**Problem statement:**
Collect every line below that contains the word "chart".

□ □ □ □ □ □ □

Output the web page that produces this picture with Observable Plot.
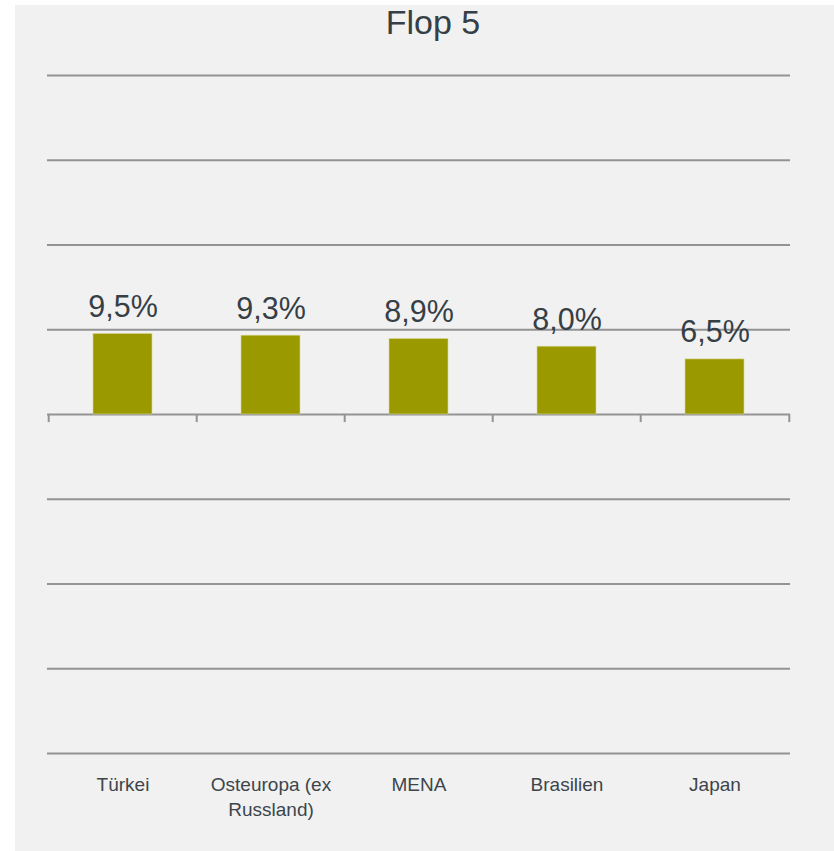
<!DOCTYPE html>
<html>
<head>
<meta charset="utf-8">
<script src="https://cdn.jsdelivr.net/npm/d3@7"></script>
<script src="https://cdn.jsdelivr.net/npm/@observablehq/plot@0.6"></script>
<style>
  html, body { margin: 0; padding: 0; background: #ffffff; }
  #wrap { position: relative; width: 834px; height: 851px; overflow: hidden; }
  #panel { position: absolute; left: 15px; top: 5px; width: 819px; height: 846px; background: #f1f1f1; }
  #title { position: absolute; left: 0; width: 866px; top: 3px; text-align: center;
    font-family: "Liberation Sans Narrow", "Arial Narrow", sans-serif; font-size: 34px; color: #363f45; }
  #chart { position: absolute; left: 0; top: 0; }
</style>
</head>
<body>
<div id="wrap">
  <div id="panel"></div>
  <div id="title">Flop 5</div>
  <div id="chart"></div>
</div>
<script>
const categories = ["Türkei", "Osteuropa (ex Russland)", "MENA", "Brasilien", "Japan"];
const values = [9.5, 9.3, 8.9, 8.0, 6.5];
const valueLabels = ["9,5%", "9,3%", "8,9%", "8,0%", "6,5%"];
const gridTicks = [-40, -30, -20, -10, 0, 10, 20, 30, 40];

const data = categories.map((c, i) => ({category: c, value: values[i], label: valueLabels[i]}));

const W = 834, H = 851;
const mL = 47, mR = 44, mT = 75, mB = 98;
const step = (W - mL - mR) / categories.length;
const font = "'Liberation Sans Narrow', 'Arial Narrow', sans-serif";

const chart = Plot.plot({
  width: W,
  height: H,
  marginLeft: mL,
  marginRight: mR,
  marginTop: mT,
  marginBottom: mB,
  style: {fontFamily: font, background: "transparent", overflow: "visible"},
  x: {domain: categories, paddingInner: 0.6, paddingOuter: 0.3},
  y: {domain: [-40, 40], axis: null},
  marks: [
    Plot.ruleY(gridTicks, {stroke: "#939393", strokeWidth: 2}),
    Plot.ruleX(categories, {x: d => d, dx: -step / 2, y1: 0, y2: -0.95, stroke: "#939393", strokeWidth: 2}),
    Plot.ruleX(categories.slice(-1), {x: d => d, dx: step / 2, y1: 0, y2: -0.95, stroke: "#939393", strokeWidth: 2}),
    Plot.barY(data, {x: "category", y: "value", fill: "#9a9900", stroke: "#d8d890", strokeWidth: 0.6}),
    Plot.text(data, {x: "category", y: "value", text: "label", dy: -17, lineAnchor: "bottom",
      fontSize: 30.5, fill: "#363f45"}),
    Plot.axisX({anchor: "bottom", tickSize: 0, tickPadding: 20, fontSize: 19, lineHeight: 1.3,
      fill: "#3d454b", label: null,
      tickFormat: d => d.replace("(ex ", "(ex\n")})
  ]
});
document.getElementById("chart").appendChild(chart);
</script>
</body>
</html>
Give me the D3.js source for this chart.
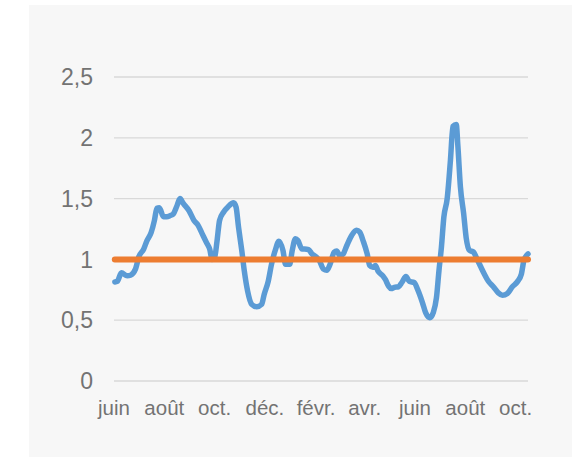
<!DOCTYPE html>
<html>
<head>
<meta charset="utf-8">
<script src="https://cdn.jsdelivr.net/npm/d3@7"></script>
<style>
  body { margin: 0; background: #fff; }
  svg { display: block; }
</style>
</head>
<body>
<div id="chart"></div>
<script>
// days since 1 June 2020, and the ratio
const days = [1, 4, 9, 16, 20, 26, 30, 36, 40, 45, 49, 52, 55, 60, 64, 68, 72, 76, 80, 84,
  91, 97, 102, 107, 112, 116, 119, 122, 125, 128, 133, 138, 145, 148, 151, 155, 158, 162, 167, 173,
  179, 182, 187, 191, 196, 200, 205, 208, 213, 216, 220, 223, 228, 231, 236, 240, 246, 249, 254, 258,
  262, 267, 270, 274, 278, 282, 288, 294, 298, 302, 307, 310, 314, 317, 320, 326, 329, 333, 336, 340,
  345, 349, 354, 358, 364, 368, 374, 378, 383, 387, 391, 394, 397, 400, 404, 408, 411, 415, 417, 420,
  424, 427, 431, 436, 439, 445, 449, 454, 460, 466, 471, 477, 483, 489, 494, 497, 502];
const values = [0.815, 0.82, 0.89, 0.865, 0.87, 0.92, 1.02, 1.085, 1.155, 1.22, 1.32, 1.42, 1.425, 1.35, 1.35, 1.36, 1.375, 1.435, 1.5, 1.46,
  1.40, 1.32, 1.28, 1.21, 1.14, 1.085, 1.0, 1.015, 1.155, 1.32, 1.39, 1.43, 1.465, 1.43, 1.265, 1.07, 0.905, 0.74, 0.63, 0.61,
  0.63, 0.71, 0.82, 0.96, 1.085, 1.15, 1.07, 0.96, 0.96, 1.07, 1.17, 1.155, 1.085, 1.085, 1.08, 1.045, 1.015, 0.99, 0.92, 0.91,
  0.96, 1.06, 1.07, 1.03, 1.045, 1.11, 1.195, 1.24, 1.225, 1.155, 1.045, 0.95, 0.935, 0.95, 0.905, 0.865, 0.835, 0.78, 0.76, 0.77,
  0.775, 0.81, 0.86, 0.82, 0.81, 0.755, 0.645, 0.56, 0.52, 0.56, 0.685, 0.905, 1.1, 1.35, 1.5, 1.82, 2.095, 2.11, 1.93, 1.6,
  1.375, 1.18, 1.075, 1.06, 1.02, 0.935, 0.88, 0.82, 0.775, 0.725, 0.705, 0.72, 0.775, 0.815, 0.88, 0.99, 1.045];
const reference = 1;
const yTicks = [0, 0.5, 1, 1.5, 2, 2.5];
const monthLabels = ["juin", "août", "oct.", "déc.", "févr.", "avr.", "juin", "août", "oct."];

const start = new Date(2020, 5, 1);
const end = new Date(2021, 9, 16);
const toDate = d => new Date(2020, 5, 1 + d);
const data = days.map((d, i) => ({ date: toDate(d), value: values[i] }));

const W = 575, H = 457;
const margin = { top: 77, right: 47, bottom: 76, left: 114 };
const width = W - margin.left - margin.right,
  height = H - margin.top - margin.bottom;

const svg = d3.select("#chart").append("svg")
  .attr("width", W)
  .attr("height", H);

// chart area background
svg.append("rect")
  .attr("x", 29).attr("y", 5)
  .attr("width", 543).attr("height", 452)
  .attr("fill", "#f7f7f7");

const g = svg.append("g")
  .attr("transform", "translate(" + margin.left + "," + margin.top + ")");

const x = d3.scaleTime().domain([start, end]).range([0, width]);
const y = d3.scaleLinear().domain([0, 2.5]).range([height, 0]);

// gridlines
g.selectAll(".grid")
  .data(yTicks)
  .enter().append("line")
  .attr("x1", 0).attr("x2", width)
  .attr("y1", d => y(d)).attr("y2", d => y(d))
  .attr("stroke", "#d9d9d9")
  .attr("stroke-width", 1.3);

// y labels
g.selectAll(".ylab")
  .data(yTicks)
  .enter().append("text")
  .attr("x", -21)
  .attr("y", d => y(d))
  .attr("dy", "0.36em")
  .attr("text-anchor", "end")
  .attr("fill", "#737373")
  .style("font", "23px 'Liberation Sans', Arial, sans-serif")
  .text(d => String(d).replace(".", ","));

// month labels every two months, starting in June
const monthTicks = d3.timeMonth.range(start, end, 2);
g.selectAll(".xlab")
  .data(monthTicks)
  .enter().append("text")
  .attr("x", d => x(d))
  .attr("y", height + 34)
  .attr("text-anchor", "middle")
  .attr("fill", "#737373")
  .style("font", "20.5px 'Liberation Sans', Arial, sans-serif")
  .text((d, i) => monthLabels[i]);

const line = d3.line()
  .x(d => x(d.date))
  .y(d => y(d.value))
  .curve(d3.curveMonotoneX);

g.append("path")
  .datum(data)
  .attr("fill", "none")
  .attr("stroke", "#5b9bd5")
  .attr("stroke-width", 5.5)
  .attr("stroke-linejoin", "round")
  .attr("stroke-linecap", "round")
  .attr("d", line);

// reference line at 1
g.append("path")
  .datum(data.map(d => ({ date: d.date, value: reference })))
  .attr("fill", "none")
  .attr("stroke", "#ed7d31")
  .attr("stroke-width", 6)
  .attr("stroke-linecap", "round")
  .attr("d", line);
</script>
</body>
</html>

□ □ □ □ □ □ □

**Correct output:**
  #chart { position: absolute; left: 0; top: 0; }
  <div id="chart"></div>
const chart = Plot.plot({
document.getElementById("chart").appendChild(chart);
Give me the D3.js source for this chart.
<div id="chart"></div>
const svg = d3.select("#chart").append("svg")
// chart area background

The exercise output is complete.